(Records contained in a dataset)
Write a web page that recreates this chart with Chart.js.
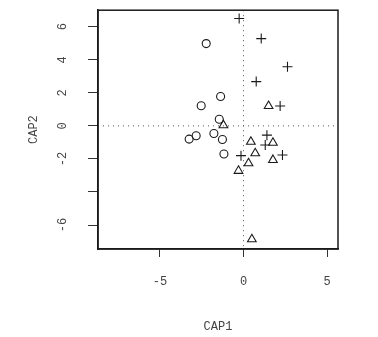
<!DOCTYPE html>
<html>
<head>
<meta charset="utf-8">
<script src="https://cdn.jsdelivr.net/npm/chart.js@4"></script>
<style>
  html, body { margin: 0; padding: 0; background: #fff; }
  #wrap { width: 378px; height: 337px; }
</style>
</head>
<body>
<div id="wrap"><canvas id="myChart" width="378" height="337"></canvas></div>
<script>
// site groups on the first two CAP axes
const groupCircle = [
	{x: -2.23, y: 4.98}, {x: -1.37, y: 1.78}, {x: -2.53, y: 1.22},
	{x: -1.45, y: 0.40}, {x: -2.83, y: -0.60}, {x: -3.25, y: -0.80},
	{x: -1.77, y: -0.46}, {x: -1.26, y: -0.82}, {x: -1.17, y: -1.70}
];
const groupTriangle = [
	{x: 1.50, y: 1.20}, {x: -1.20, y: 0.04}, {x: 0.44, y: -0.96},
	{x: 1.76, y: -1.02}, {x: 0.70, y: -1.66}, {x: 0.30, y: -2.26},
	{x: 1.76, y: -2.06}, {x: -0.30, y: -2.72}, {x: 0.50, y: -6.86}
];
const groupPlus = [
	{x: -0.26, y: 6.50}, {x: 1.06, y: 5.28}, {x: 2.63, y: 3.58},
	{x: 0.76, y: 2.68}, {x: 2.19, y: 1.20}, {x: 1.40, y: -0.56},
	{x: 1.30, y: -1.16}, {x: -0.15, y: -1.80}, {x: 2.33, y: -1.76}
];
const xTicks = [-5, 0, 5];
const yTicks = [-6, -4, -2, 0, 2, 4, 6];
const yTickLabels = ['-6', '', '-2', '0', '2', '4', '6'];

const ink = '#1a1a1a';
const tickFont = { family: "'Liberation Mono', monospace", size: 12 };

// dotted lines through the origin and the closed box
const frame = {
	id: 'frame',
	beforeDatasetsDraw(chart) {
		const {ctx, chartArea, scales} = chart;
		const px = scales.x.getPixelForValue(0);
		const py = scales.y.getPixelForValue(0);
		ctx.save();
		ctx.strokeStyle = '#555';
		ctx.lineWidth = 1;
		ctx.setLineDash([1, 4]);
		ctx.beginPath();
		ctx.moveTo(px, chartArea.top);
		ctx.lineTo(px, chartArea.bottom);
		ctx.moveTo(chartArea.left, py);
		ctx.lineTo(chartArea.right, py);
		ctx.stroke();
		ctx.setLineDash([]);
		ctx.strokeStyle = ink;
		ctx.lineWidth = 1.5;
		ctx.strokeRect(chartArea.left, chartArea.top,
			chartArea.right - chartArea.left, chartArea.bottom - chartArea.top);
		ctx.restore();
	}
};

// y tick labels are written sideways, like R does
const sideLabels = {
	id: 'sideLabels',
	afterDraw(chart) {
		const {ctx, scales} = chart;
		ctx.save();
		ctx.fillStyle = '#444';
		ctx.font = '12px ' + tickFont.family;
		ctx.textAlign = 'center';
		ctx.textBaseline = 'middle';
		yTicks.forEach((v, i) => {
			if (!yTickLabels[i]) return;
			ctx.save();
			ctx.translate(63, scales.y.getPixelForValue(v));
			ctx.rotate(-Math.PI / 2);
			ctx.fillText(yTickLabels[i], 0, 0);
			ctx.restore();
		});
		ctx.restore();
	}
};

const ctx = document.getElementById('myChart');
new Chart(ctx, {
	type: 'scatter',
	data: {
		datasets: [{
			label: 'circle',
			data: groupCircle,
			pointStyle: 'circle',
			pointRadius: 4,
			borderColor: ink,
			backgroundColor: 'transparent',
			borderWidth: 1.1,
		},
		{
			label: 'triangle',
			data: groupTriangle,
			pointStyle: 'triangle',
			pointRadius: 5,
			borderColor: ink,
			backgroundColor: 'transparent',
			borderWidth: 1.1,
		},
		{
			label: 'plus',
			data: groupPlus,
			pointStyle: 'cross',
			pointRadius: 5,
			borderColor: ink,
			backgroundColor: 'transparent',
			borderWidth: 1.1,
		}]
	},
	options: {
		responsive: false,
		animation: false,
		layout: {
			padding: { top: 7, right: 40, left: 0, bottom: 0 }
		},
		plugins: {
			legend: { display: false },
			tooltip: { enabled: false },
		},
		scales: {
			x: {
				min: -8.7,
				max: 5.65,
				afterBuildTicks: (s) => { s.ticks = xTicks.map(v => ({value: v})); },
				afterFit: (s) => { s.height = 88; },
				border: { color: ink, width: 1.5 },
				grid: {
					drawOnChartArea: false,
					drawTicks: true,
					tickLength: 8,
					tickColor: '#333',
				},
				ticks: {
					color: '#444',
					padding: 18,
					maxRotation: 0,
					font: tickFont,
					callback: (v) => String(v),
				},
				title: {
					display: true,
					text: 'CAP1',
					color: '#444',
					padding: { top: 0, bottom: 3 },
					font: tickFont,
				}
			},
			y: {
				min: -7.45,
				max: 7.0,
				afterBuildTicks: (s) => { s.ticks = yTicks.map(v => ({value: v})); },
				afterFit: (s) => { s.width = 98; },
				border: { color: ink, width: 1.5 },
				grid: {
					drawOnChartArea: false,
					drawTicks: true,
					tickLength: 10,
					tickColor: '#333',
				},
				ticks: {
					color: 'transparent',
					font: tickFont,
				},
				title: {
					display: true,
					text: 'CAP2',
					color: '#444',
					padding: { top: 27, bottom: 0 },
					font: tickFont,
				}
			}
		}
	},
	plugins: [frame, sideLabels]
});
</script>
</body>
</html>
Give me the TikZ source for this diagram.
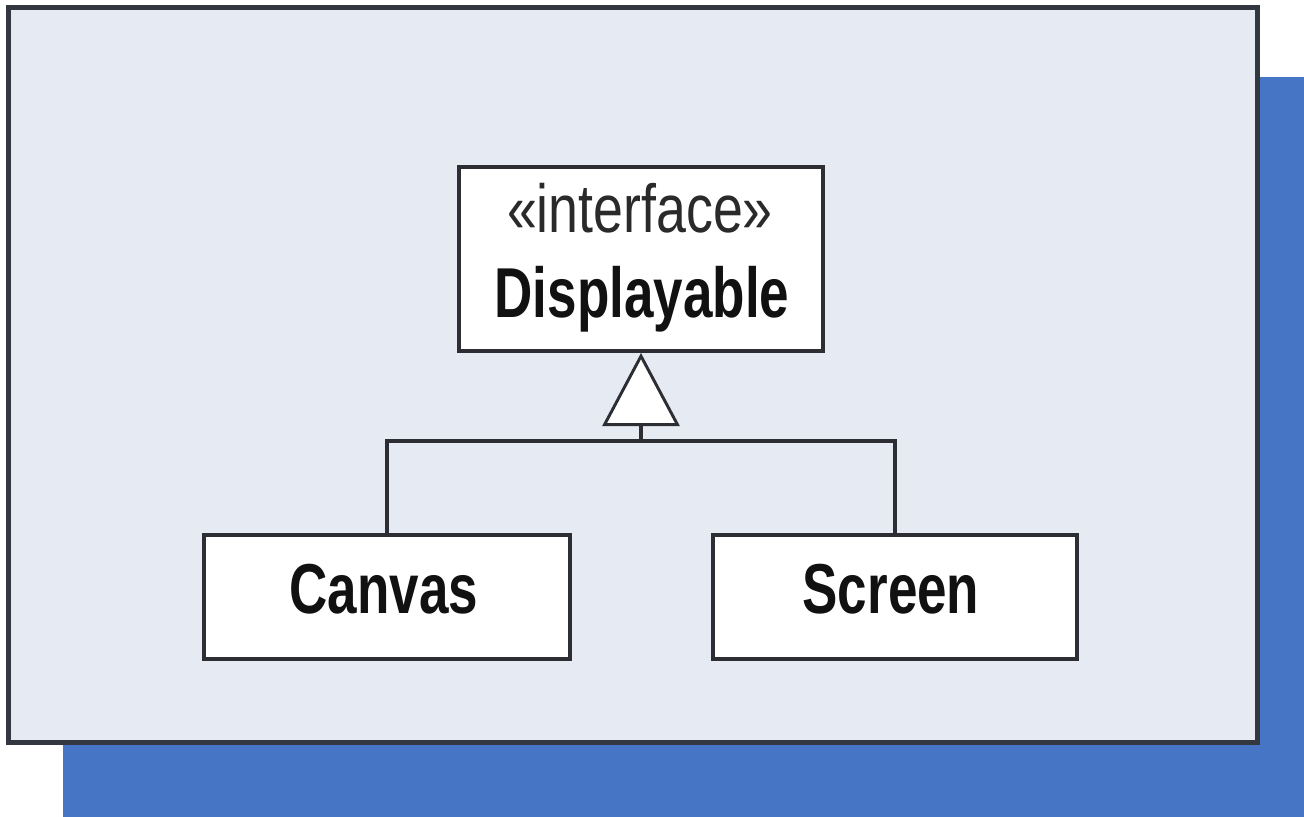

=== WHAT THIS TASK INVOLVES ===
Skip every picture and transcribe the data above exactly.

=== TASK OUTPUT ===
Write a web page that recreates this chart with Chart.js.
<!DOCTYPE html>
<html>
<head>
<meta charset="utf-8">
<script src="https://cdn.jsdelivr.net/npm/chart.js@4"></script>
<style>
  html, body { margin: 0; padding: 0; background: #fff; }
  #wrap { width: 378px; height: 337px; }
</style>
</head>
<body>
<div id="wrap"><canvas id="myChart" width="378" height="337"></canvas></div>
<script>
// site groups on the first two CAP axes
const groupCircle = [
	{x: -2.23, y: 4.98}, {x: -1.37, y: 1.78}, {x: -2.53, y: 1.22},
	{x: -1.45, y: 0.40}, {x: -2.83, y: -0.60}, {x: -3.25, y: -0.80},
	{x: -1.77, y: -0.46}, {x: -1.26, y: -0.82}, {x: -1.17, y: -1.70}
];
const groupTriangle = [
	{x: 1.50, y: 1.20}, {x: -1.20, y: 0.04}, {x: 0.44, y: -0.96},
	{x: 1.76, y: -1.02}, {x: 0.70, y: -1.66}, {x: 0.30, y: -2.26},
	{x: 1.76, y: -2.06}, {x: -0.30, y: -2.72}, {x: 0.50, y: -6.86}
];
const groupPlus = [
	{x: -0.26, y: 6.50}, {x: 1.06, y: 5.28}, {x: 2.63, y: 3.58},
	{x: 0.76, y: 2.68}, {x: 2.19, y: 1.20}, {x: 1.40, y: -0.56},
	{x: 1.30, y: -1.16}, {x: -0.15, y: -1.80}, {x: 2.33, y: -1.76}
];
const xTicks = [-5, 0, 5];
const yTicks = [-6, -4, -2, 0, 2, 4, 6];
const yTickLabels = ['-6', '', '-2', '0', '2', '4', '6'];

const ink = '#1a1a1a';
const tickFont = { family: "'Liberation Mono', monospace", size: 12 };

// dotted lines through the origin and the closed box
const frame = {
	id: 'frame',
	beforeDatasetsDraw(chart) {
		const {ctx, chartArea, scales} = chart;
		const px = scales.x.getPixelForValue(0);
		const py = scales.y.getPixelForValue(0);
		ctx.save();
		ctx.strokeStyle = '#555';
		ctx.lineWidth = 1;
		ctx.setLineDash([1, 4]);
		ctx.beginPath();
		ctx.moveTo(px, chartArea.top);
		ctx.lineTo(px, chartArea.bottom);
		ctx.moveTo(chartArea.left, py);
		ctx.lineTo(chartArea.right, py);
		ctx.stroke();
		ctx.setLineDash([]);
		ctx.strokeStyle = ink;
		ctx.lineWidth = 1.5;
		ctx.strokeRect(chartArea.left, chartArea.top,
			chartArea.right - chartArea.left, chartArea.bottom - chartArea.top);
		ctx.restore();
	}
};

// y tick labels are written sideways, like R does
const sideLabels = {
	id: 'sideLabels',
	afterDraw(chart) {
		const {ctx, scales} = chart;
		ctx.save();
		ctx.fillStyle = '#444';
		ctx.font = '12px ' + tickFont.family;
		ctx.textAlign = 'center';
		ctx.textBaseline = 'middle';
		yTicks.forEach((v, i) => {
			if (!yTickLabels[i]) return;
			ctx.save();
			ctx.translate(63, scales.y.getPixelForValue(v));
			ctx.rotate(-Math.PI / 2);
			ctx.fillText(yTickLabels[i], 0, 0);
			ctx.restore();
		});
		ctx.restore();
	}
};

const ctx = document.getElementById('myChart');
new Chart(ctx, {
	type: 'scatter',
	data: {
		datasets: [{
			label: 'circle',
			data: groupCircle,
			pointStyle: 'circle',
			pointRadius: 4,
			borderColor: ink,
			backgroundColor: 'transparent',
			borderWidth: 1.1,
		},
		{
			label: 'triangle',
			data: groupTriangle,
			pointStyle: 'triangle',
			pointRadius: 5,
			borderColor: ink,
			backgroundColor: 'transparent',
			borderWidth: 1.1,
		},
		{
			label: 'plus',
			data: groupPlus,
			pointStyle: 'cross',
			pointRadius: 5,
			borderColor: ink,
			backgroundColor: 'transparent',
			borderWidth: 1.1,
		}]
	},
	options: {
		responsive: false,
		animation: false,
		layout: {
			padding: { top: 7, right: 40, left: 0, bottom: 0 }
		},
		plugins: {
			legend: { display: false },
			tooltip: { enabled: false },
		},
		scales: {
			x: {
				min: -8.7,
				max: 5.65,
				afterBuildTicks: (s) => { s.ticks = xTicks.map(v => ({value: v})); },
				afterFit: (s) => { s.height = 88; },
				border: { color: ink, width: 1.5 },
				grid: {
					drawOnChartArea: false,
					drawTicks: true,
					tickLength: 8,
					tickColor: '#333',
				},
				ticks: {
					color: '#444',
					padding: 18,
					maxRotation: 0,
					font: tickFont,
					callback: (v) => String(v),
				},
				title: {
					display: true,
					text: 'CAP1',
					color: '#444',
					padding: { top: 0, bottom: 3 },
					font: tickFont,
				}
			},
			y: {
				min: -7.45,
				max: 7.0,
				afterBuildTicks: (s) => { s.ticks = yTicks.map(v => ({value: v})); },
				afterFit: (s) => { s.width = 98; },
				border: { color: ink, width: 1.5 },
				grid: {
					drawOnChartArea: false,
					drawTicks: true,
					tickLength: 10,
					tickColor: '#333',
				},
				ticks: {
					color: 'transparent',
					font: tickFont,
				},
				title: {
					display: true,
					text: 'CAP2',
					color: '#444',
					padding: { top: 27, bottom: 0 },
					font: tickFont,
				}
			}
		}
	},
	plugins: [frame, sideLabels]
});
</script>
</body>
</html>
Give me the TikZ source for this diagram.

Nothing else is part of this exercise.